Dive Brief:
- The majority of CIOs and CISOs, 94%, say they have practices that compromise protection of events like cyberattacks and outages, according to a Tanium survey of more than 4,000 international decision makers and 500 CIOs and CISOs.
- Decision making can move from confident to rattled because of a lack of visibility into endpoints like laptops, servers, virtual machines, containers and cloud infrastructure. Nearly one-third of respondents said departments work in silos, adding to the lack of transparency in IT operations.
- Growing organizational complexity is a key disruptor to resilience says 34% of respondents, followed by 33% saying the sophistication of hackers outranks their IT teams.
Dive Insight:
CIOs and CISOs are expected to keep the lights on, but the pressure to do so has, in a roundabout way, caused these leaders to make compromises.

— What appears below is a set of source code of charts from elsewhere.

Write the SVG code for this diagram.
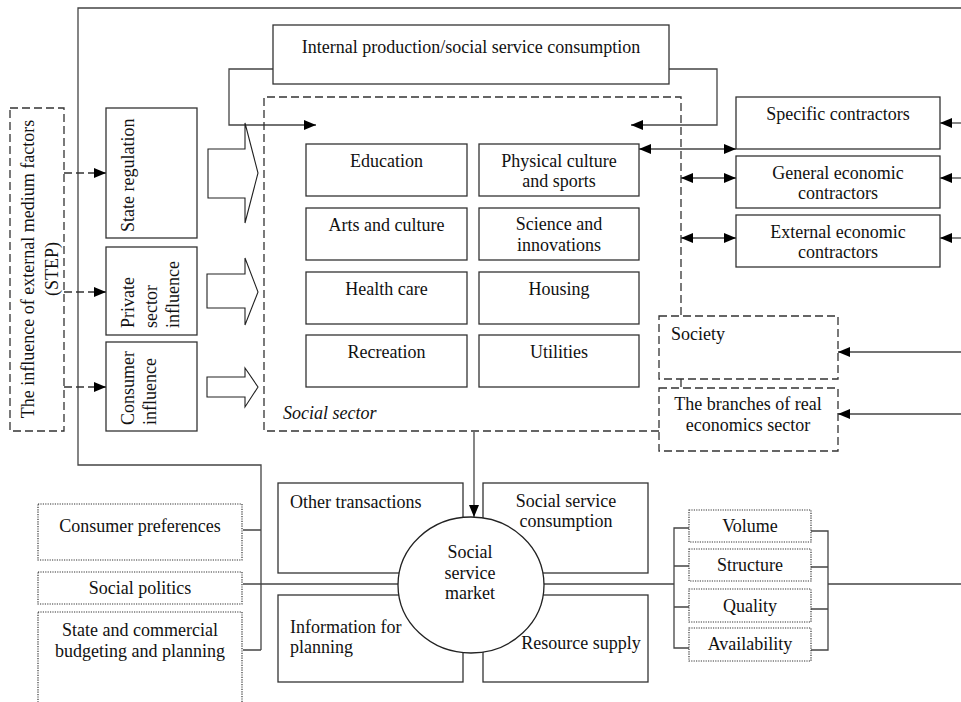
<svg xmlns="http://www.w3.org/2000/svg" width="961" height="702" viewBox="0 0 961 702">
<style>
text{font-family:"Liberation Serif","Times New Roman",serif;font-size:18px;fill:#111}
.c{text-anchor:middle}
.box{fill:#fff;stroke:#333;stroke-width:1.3}
.dash{fill:none;stroke:#333;stroke-width:1.3;stroke-dasharray:8 4}
.dot{fill:#fff;stroke:#333;stroke-width:1.2;stroke-dasharray:1.2 1.2}
.ln{fill:none;stroke:#444;stroke-width:1.3}
.blk{fill:#fff;stroke:#222;stroke-width:1.1}
</style>
<defs>
<marker id="ah" viewBox="0 0 12 10" refX="12" refY="5" markerWidth="12" markerHeight="10" orient="auto-start-reverse" markerUnits="userSpaceOnUse"><path d="M0,0 L12,5 L0,10z" fill="#000"/></marker>
</defs>
<g id="connectors">
<path class="ln" d="M961,8 H78 V465 H261 V650 M243,530 H261 M243,650 H261"/>
<path class="ln" d="M243,584 H400"/>
<path class="ln" d="M540,584 H674 M828,584 H961"/>
<path class="ln" d="M689,528 H674 V648 H689 M674,566 H689 M674,607 H689"/>
<path class="ln" d="M811,531 H828 V650 H811 M811,567 H828 M811,609 H828"/>
<path class="dash" d="M64,173 H106" marker-end="url(#ah)"/>
<path class="dash" d="M64,292 H106" marker-end="url(#ah)"/>
<path class="dash" d="M64,387 H106" marker-end="url(#ah)"/>
<path class="ln" d="M273,69 H229 V125 H316" marker-end="url(#ah)"/>
<path class="ln" d="M669,69 H717 V125 H631" marker-end="url(#ah)"/>
<path class="ln" d="M639,149 H736" marker-start="url(#ah)" marker-end="url(#ah)"/>
<path class="ln" d="M681,178 H736" marker-start="url(#ah)" marker-end="url(#ah)"/>
<path class="ln" d="M681,238 H736" marker-start="url(#ah)" marker-end="url(#ah)"/>
<path class="ln" d="M961,123 H940" marker-end="url(#ah)"/>
<path class="ln" d="M961,178 H940" marker-end="url(#ah)"/>
<path class="ln" d="M961,238 H940" marker-end="url(#ah)"/>
<path class="ln" d="M961,352 H838" marker-end="url(#ah)"/>
<path class="ln" d="M961,414 H838" marker-end="url(#ah)"/>
<path class="ln" d="M474,432 V517" marker-end="url(#ah)"/>
<polygon class="blk" points="208,149 245,149 245,123 258,173 245,223 245,198 208,198"/>
<polygon class="blk" points="207,274 245,274 245,258 258,292 245,325 245,308 207,308"/>
<polygon class="blk" points="207,377 245,377 245,368 258,387 245,407 245,397 207,397"/>
</g>
<g id="step">
<rect class="dash" x="10" y="108" width="54" height="323"/>
<text class="c" transform="translate(34,269) rotate(-90)">The influence of external medium factors</text>
<text class="c" transform="translate(58,269) rotate(-90)">(STEP)</text>
</g>
<g id="state-regulation">
<rect class="box" x="106" y="108" width="91" height="130"/>
<text transform="translate(134,232) rotate(-90)">State regulation</text>
</g>
<g id="private-sector">
<rect class="box" x="106" y="247" width="91" height="88"/>
<text transform="translate(134,328) rotate(-90)">Private</text>
<text transform="translate(157,328) rotate(-90)">sector</text>
<text transform="translate(179,328) rotate(-90)">influence</text>
</g>
<g id="consumer-influence">
<rect class="box" x="106" y="342" width="91" height="89"/>
<text transform="translate(134,425) rotate(-90)">Consumer</text>
<text transform="translate(156,425) rotate(-90)">influence</text>
</g>
<g id="internal-production">
<rect class="box" x="273" y="25" width="396" height="59"/>
<text class="c" x="471" y="53">Internal production/social service consumption</text>
</g>
<g id="social-sector">
<path class="dash" d="M659,431 H264 V97 H681 V316 M681,379 V388"/>
<text x="283" y="419" font-style="italic">Social sector</text>
</g>
<g id="education"><rect class="box" x="306" y="144" width="161" height="52"/><text class="c" x="386.5" y="167">Education</text></g>
<g id="physical-culture"><rect class="box" x="479" y="144" width="160" height="52"/><text class="c" x="559" y="167">Physical culture</text><text class="c" x="559" y="187">and sports</text></g>
<g id="arts"><rect class="box" x="306" y="208" width="161" height="52"/><text class="c" x="386.5" y="231">Arts and culture</text></g>
<g id="science"><rect class="box" x="479" y="208" width="160" height="52"/><text class="c" x="559" y="230">Science and</text><text class="c" x="559" y="251">innovations</text></g>
<g id="health"><rect class="box" x="306" y="272" width="161" height="52"/><text class="c" x="386.5" y="295">Health care</text></g>
<g id="housing"><rect class="box" x="479" y="272" width="160" height="52"/><text class="c" x="559" y="295">Housing</text></g>
<g id="recreation"><rect class="box" x="306" y="335" width="161" height="52"/><text class="c" x="386.5" y="358">Recreation</text></g>
<g id="utilities"><rect class="box" x="479" y="335" width="160" height="52"/><text class="c" x="559" y="358">Utilities</text></g>
<g id="specific-contractors"><rect class="box" x="736" y="97" width="204" height="52"/><text class="c" x="838" y="120">Specific contractors</text></g>
<g id="general-contractors"><rect class="box" x="736" y="156" width="204" height="52"/><text class="c" x="838" y="179">General economic</text><text class="c" x="838" y="199">contractors</text></g>
<g id="external-contractors"><rect class="box" x="736" y="215" width="204" height="52"/><text class="c" x="838" y="238">External economic</text><text class="c" x="838" y="258">contractors</text></g>
<g id="society"><rect class="dash" x="659" y="316" width="179" height="63"/><text x="671" y="340">Society</text></g>
<g id="branches"><rect class="dash" x="659" y="388" width="179" height="63"/><text class="c" x="748" y="410">The branches of real</text><text class="c" x="748" y="431">economics sector</text></g>
<g id="other-transactions"><rect class="box" x="278" y="483" width="185" height="90"/><text x="290" y="508">Other transactions</text></g>
<g id="info-planning"><rect class="box" x="278" y="595" width="185" height="87"/><text x="290" y="633">Information for</text><text x="290" y="653">planning</text></g>
<g id="ss-consumption"><rect class="box" x="483" y="483" width="165" height="90"/><text class="c" x="566" y="507">Social service</text><text class="c" x="566" y="527">consumption</text></g>
<g id="resource-supply"><rect class="box" x="483" y="595" width="165" height="87"/><text class="c" x="581" y="649">Resource supply</text></g>
<g id="market"><ellipse cx="471" cy="585" rx="73" ry="68" fill="#fff" stroke="#222" stroke-width="1.3"/><text class="c" x="470" y="558">Social</text><text class="c" x="470" y="579">service</text><text class="c" x="470" y="599">market</text></g>
<g id="consumer-preferences"><rect class="dot" x="38" y="504" width="204" height="56"/><text class="c" x="140" y="532">Consumer preferences</text></g>
<g id="social-politics"><rect class="dot" x="38" y="572" width="204" height="32"/><text class="c" x="140" y="594">Social politics</text></g>
<g id="budgeting"><rect class="dot" x="38" y="612" width="204" height="110"/><text class="c" x="140" y="636">State and commercial</text><text class="c" x="140" y="657">budgeting and planning</text></g>
<g id="volume"><rect class="dot" x="689" y="510" width="122" height="32"/><text class="c" x="750" y="532">Volume</text></g>
<g id="structure"><rect class="dot" x="689" y="549" width="122" height="32"/><text class="c" x="750" y="571">Structure</text></g>
<g id="quality"><rect class="dot" x="689" y="589" width="122" height="33"/><text class="c" x="750" y="612">Quality</text></g>
<g id="availability"><rect class="dot" x="689" y="628" width="122" height="33"/><text class="c" x="750" y="650">Availability</text></g>
</svg>
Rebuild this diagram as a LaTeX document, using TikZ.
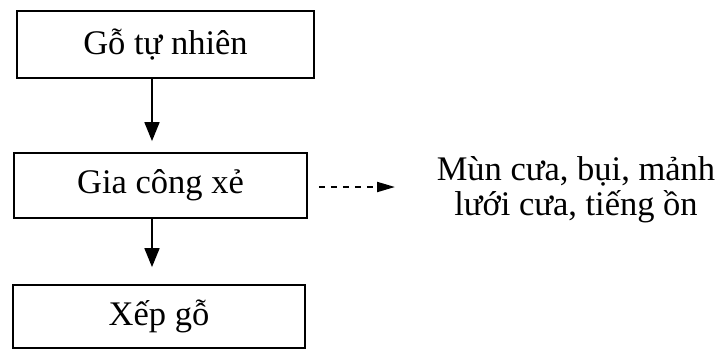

Modern business practices and expectations give employees freedom to implement tools that make their days easier and direct repercussions to employees who may be linked to vulnerabilities are limited. The IT department, however, feels the heat.
The majority of IT leaders, 79%, believe their company's employees unintentionally invited security risk into their organization in the last 12 months. Operational silos add to this risk.
Low visibility into what tools employees are using add even more pressure to implement more governance around applications. The move to treat SaaS applications "like a puppy" where every department serves as its puppies' "owner," also reduces the risk of future scalability concerns.
CIOs and CISOs have to trust the reliability of tools they don't have immediate insight into, like using a public cloud provider.